The three worlds with (all) the locomotive and the fixed (ones in them) have Omkara as their cause.

Brahmavidya Upanishad teaches methods of attaining Brahman through meditation. It emphasizes the role of Guru. It also proclaims that Sruthi is more important than pramana. The syllable OM is the Brahman. The syllable OM is the Brahman. Thus, verily, teach the Brahman-knowers; Body, location, time and dying away of this syllable.

I - The body of the sound OM:
There are three gods and three worlds, three Vedas and three fires. Three moras and the half mora in that trisyllabic, blissful one. The Rig Veda, Grahapatya proclaim the earth and Brahman as God. It is the body of the "a" sound, as expounded by the Brahman-knowers.

The Yajur Veda and the mid-region, and the fire Dakshina, and the holy god Vishnu, this is the "u" sound proclaimed to us. The Sama Veda and heaven, the Ahavaniya fire also, and Ishvara, the highest (or supreme) god. Thus is the "m" sound proclaimed to us.

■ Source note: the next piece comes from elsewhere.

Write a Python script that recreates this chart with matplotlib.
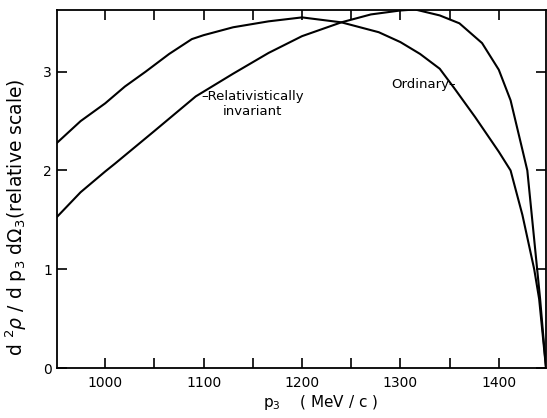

II - The location of the sound OM:
In the midst of the brain-conch, like the sun-shine glitters the "a". Within it is situated, the "u" sound of moon-like splendor. The "m" sound too, like the fire, smokeless, resembling a lightning flash. Thus shine the three moras, like the Moon, the Sun and the fire. There upon a pointed flame, like a torch light exists. Know it as the half mora, which one writes above the syllable.


III - The terminus of the sound OM:
Yet one, like a pointed flame subtle, like lotus-fiber, shines the Sun-like cerebral artery - (passing through it) penetrates (the OM). Through the Sun and seventy two thousand arteries, breaks through the head and remains as bringer of blessings to all - pervading the whole Universe.


IV - The vanishing, fading away of the sound OM:
And just as the sound of a metal utensil - or of a gong dies in silence - so he, who seeks the All lets the OM sound fade away in silence. For that wherein the sound fades away is the Brahman, the higher. The whole sound is Brahman and conduces to immortality.